(REQUIRED WORK):
Set down each line of the material that follows, exactly, with no pictures.

::::

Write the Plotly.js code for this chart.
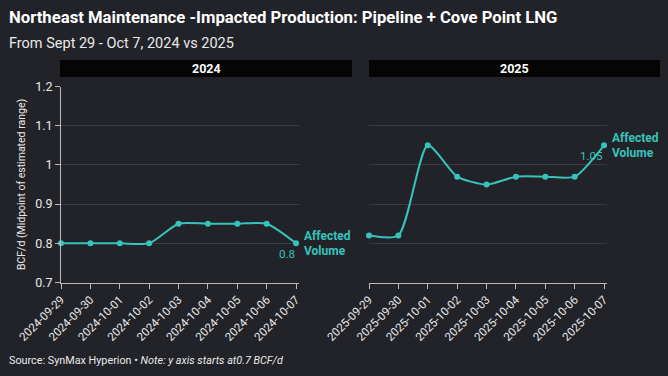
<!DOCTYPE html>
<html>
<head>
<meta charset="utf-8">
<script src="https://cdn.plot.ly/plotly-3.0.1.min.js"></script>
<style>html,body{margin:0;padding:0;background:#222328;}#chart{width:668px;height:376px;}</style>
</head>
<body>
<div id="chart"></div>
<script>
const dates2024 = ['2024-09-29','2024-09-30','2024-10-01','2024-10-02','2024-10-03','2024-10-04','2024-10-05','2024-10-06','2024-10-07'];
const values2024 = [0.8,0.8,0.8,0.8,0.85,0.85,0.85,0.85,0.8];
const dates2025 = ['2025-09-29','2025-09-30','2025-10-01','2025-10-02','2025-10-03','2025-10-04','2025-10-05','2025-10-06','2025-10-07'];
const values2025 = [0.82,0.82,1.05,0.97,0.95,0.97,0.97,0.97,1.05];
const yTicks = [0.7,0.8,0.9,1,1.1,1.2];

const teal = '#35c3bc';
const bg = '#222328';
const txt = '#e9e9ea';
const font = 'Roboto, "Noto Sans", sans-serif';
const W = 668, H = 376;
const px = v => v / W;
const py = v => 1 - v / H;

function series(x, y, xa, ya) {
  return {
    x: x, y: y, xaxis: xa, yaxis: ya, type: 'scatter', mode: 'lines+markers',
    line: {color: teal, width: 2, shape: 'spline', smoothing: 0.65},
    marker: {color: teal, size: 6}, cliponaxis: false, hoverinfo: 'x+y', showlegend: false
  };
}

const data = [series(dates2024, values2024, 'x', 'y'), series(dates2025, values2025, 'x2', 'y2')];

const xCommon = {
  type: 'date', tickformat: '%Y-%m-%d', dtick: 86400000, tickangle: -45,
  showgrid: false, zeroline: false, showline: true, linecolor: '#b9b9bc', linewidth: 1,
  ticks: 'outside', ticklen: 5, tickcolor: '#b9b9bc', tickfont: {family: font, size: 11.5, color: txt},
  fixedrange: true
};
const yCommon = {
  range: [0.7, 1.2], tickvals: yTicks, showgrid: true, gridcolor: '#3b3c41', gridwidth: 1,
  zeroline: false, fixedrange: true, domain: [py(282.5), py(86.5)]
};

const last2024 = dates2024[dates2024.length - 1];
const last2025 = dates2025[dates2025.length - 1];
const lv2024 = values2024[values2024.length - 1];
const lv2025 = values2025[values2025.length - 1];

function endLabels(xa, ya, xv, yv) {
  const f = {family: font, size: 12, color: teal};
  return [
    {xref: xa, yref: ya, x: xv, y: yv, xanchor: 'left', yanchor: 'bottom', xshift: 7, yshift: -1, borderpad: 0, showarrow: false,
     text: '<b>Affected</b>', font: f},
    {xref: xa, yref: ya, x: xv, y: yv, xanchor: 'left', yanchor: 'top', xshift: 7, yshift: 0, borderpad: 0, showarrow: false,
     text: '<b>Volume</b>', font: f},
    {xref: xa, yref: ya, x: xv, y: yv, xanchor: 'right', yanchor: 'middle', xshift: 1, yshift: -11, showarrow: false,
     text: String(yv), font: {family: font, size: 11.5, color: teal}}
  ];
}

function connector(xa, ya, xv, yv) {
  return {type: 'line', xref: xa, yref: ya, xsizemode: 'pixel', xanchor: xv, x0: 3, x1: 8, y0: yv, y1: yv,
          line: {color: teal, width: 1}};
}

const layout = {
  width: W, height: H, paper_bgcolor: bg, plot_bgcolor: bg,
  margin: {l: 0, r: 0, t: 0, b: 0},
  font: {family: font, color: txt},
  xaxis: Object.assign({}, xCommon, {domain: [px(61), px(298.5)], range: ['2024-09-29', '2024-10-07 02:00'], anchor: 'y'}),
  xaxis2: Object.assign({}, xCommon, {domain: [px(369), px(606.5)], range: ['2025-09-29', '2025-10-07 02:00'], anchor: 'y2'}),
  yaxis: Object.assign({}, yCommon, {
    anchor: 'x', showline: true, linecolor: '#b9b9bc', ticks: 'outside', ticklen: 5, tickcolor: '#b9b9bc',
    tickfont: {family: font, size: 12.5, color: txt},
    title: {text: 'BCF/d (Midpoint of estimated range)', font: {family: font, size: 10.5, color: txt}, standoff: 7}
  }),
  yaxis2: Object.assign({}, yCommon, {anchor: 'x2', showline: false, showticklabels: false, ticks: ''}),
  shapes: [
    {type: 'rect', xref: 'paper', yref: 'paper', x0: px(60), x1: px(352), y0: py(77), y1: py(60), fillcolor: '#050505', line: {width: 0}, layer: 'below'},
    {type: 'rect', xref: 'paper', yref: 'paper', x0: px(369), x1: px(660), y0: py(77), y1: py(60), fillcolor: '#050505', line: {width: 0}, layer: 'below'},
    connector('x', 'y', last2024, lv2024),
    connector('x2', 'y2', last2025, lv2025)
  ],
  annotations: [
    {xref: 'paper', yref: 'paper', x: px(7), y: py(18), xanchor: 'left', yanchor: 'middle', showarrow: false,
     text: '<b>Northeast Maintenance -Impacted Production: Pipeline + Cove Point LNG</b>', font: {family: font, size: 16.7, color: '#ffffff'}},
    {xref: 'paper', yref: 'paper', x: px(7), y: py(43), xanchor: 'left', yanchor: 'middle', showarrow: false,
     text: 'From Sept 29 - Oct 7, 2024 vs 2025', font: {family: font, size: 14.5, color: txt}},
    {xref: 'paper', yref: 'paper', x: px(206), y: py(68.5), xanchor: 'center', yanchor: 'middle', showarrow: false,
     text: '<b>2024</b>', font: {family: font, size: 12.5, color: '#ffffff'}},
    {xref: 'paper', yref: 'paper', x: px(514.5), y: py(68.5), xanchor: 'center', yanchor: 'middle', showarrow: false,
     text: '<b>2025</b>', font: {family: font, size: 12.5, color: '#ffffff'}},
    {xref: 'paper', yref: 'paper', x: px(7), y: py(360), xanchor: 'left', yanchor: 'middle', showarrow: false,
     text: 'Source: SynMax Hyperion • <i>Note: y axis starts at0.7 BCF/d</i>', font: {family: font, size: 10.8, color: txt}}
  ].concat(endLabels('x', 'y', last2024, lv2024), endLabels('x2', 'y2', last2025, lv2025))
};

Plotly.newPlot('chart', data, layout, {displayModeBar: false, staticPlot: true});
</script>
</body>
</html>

::::

(ANSWER TO THE EXERCISE):
Write the Plotly.js code for this chart.
<!DOCTYPE html>
<html>
<head>
<meta charset="utf-8">
<script src="https://cdn.plot.ly/plotly-3.0.1.min.js"></script>
<style>html,body{margin:0;padding:0;background:#222328;}#chart{width:668px;height:376px;}</style>
</head>
<body>
<div id="chart"></div>
<script>
const dates2024 = ['2024-09-29','2024-09-30','2024-10-01','2024-10-02','2024-10-03','2024-10-04','2024-10-05','2024-10-06','2024-10-07'];
const values2024 = [0.8,0.8,0.8,0.8,0.85,0.85,0.85,0.85,0.8];
const dates2025 = ['2025-09-29','2025-09-30','2025-10-01','2025-10-02','2025-10-03','2025-10-04','2025-10-05','2025-10-06','2025-10-07'];
const values2025 = [0.82,0.82,1.05,0.97,0.95,0.97,0.97,0.97,1.05];
const yTicks = [0.7,0.8,0.9,1,1.1,1.2];

const teal = '#35c3bc';
const bg = '#222328';
const txt = '#e9e9ea';
const font = 'Roboto, "Noto Sans", sans-serif';
const W = 668, H = 376;
const px = v => v / W;
const py = v => 1 - v / H;

function series(x, y, xa, ya) {
  return {
    x: x, y: y, xaxis: xa, yaxis: ya, type: 'scatter', mode: 'lines+markers',
    line: {color: teal, width: 2, shape: 'spline', smoothing: 0.65},
    marker: {color: teal, size: 6}, cliponaxis: false, hoverinfo: 'x+y', showlegend: false
  };
}

const data = [series(dates2024, values2024, 'x', 'y'), series(dates2025, values2025, 'x2', 'y2')];

const xCommon = {
  type: 'date', tickformat: '%Y-%m-%d', dtick: 86400000, tickangle: -45,
  showgrid: false, zeroline: false, showline: true, linecolor: '#b9b9bc', linewidth: 1,
  ticks: 'outside', ticklen: 5, tickcolor: '#b9b9bc', tickfont: {family: font, size: 11.5, color: txt},
  fixedrange: true
};
const yCommon = {
  range: [0.7, 1.2], tickvals: yTicks, showgrid: true, gridcolor: '#3b3c41', gridwidth: 1,
  zeroline: false, fixedrange: true, domain: [py(282.5), py(86.5)]
};

const last2024 = dates2024[dates2024.length - 1];
const last2025 = dates2025[dates2025.length - 1];
const lv2024 = values2024[values2024.length - 1];
const lv2025 = values2025[values2025.length - 1];

function endLabels(xa, ya, xv, yv) {
  const f = {family: font, size: 12, color: teal};
  return [
    {xref: xa, yref: ya, x: xv, y: yv, xanchor: 'left', yanchor: 'bottom', xshift: 7, yshift: -1, borderpad: 0, showarrow: false,
     text: '<b>Affected</b>', font: f},
    {xref: xa, yref: ya, x: xv, y: yv, xanchor: 'left', yanchor: 'top', xshift: 7, yshift: 0, borderpad: 0, showarrow: false,
     text: '<b>Volume</b>', font: f},
    {xref: xa, yref: ya, x: xv, y: yv, xanchor: 'right', yanchor: 'middle', xshift: 1, yshift: -11, showarrow: false,
     text: String(yv), font: {family: font, size: 11.5, color: teal}}
  ];
}

function connector(xa, ya, xv, yv) {
  return {type: 'line', xref: xa, yref: ya, xsizemode: 'pixel', xanchor: xv, x0: 3, x1: 8, y0: yv, y1: yv,
          line: {color: teal, width: 1}};
}

const layout = {
  width: W, height: H, paper_bgcolor: bg, plot_bgcolor: bg,
  margin: {l: 0, r: 0, t: 0, b: 0},
  font: {family: font, color: txt},
  xaxis: Object.assign({}, xCommon, {domain: [px(61), px(298.5)], range: ['2024-09-29', '2024-10-07 02:00'], anchor: 'y'}),
  xaxis2: Object.assign({}, xCommon, {domain: [px(369), px(606.5)], range: ['2025-09-29', '2025-10-07 02:00'], anchor: 'y2'}),
  yaxis: Object.assign({}, yCommon, {
    anchor: 'x', showline: true, linecolor: '#b9b9bc', ticks: 'outside', ticklen: 5, tickcolor: '#b9b9bc',
    tickfont: {family: font, size: 12.5, color: txt},
    title: {text: 'BCF/d (Midpoint of estimated range)', font: {family: font, size: 10.5, color: txt}, standoff: 7}
  }),
  yaxis2: Object.assign({}, yCommon, {anchor: 'x2', showline: false, showticklabels: false, ticks: ''}),
  shapes: [
    {type: 'rect', xref: 'paper', yref: 'paper', x0: px(60), x1: px(352), y0: py(77), y1: py(60), fillcolor: '#050505', line: {width: 0}, layer: 'below'},
    {type: 'rect', xref: 'paper', yref: 'paper', x0: px(369), x1: px(660), y0: py(77), y1: py(60), fillcolor: '#050505', line: {width: 0}, layer: 'below'},
    connector('x', 'y', last2024, lv2024),
    connector('x2', 'y2', last2025, lv2025)
  ],
  annotations: [
    {xref: 'paper', yref: 'paper', x: px(7), y: py(18), xanchor: 'left', yanchor: 'middle', showarrow: false,
     text: '<b>Northeast Maintenance -Impacted Production: Pipeline + Cove Point LNG</b>', font: {family: font, size: 16.7, color: '#ffffff'}},
    {xref: 'paper', yref: 'paper', x: px(7), y: py(43), xanchor: 'left', yanchor: 'middle', showarrow: false,
     text: 'From Sept 29 - Oct 7, 2024 vs 2025', font: {family: font, size: 14.5, color: txt}},
    {xref: 'paper', yref: 'paper', x: px(206), y: py(68.5), xanchor: 'center', yanchor: 'middle', showarrow: false,
     text: '<b>2024</b>', font: {family: font, size: 12.5, color: '#ffffff'}},
    {xref: 'paper', yref: 'paper', x: px(514.5), y: py(68.5), xanchor: 'center', yanchor: 'middle', showarrow: false,
     text: '<b>2025</b>', font: {family: font, size: 12.5, color: '#ffffff'}},
    {xref: 'paper', yref: 'paper', x: px(7), y: py(360), xanchor: 'left', yanchor: 'middle', showarrow: false,
     text: 'Source: SynMax Hyperion • <i>Note: y axis starts at0.7 BCF/d</i>', font: {family: font, size: 10.8, color: txt}}
  ].concat(endLabels('x', 'y', last2024, lv2024), endLabels('x2', 'y2', last2025, lv2025))
};

Plotly.newPlot('chart', data, layout, {displayModeBar: false, staticPlot: true});
</script>
</body>
</html>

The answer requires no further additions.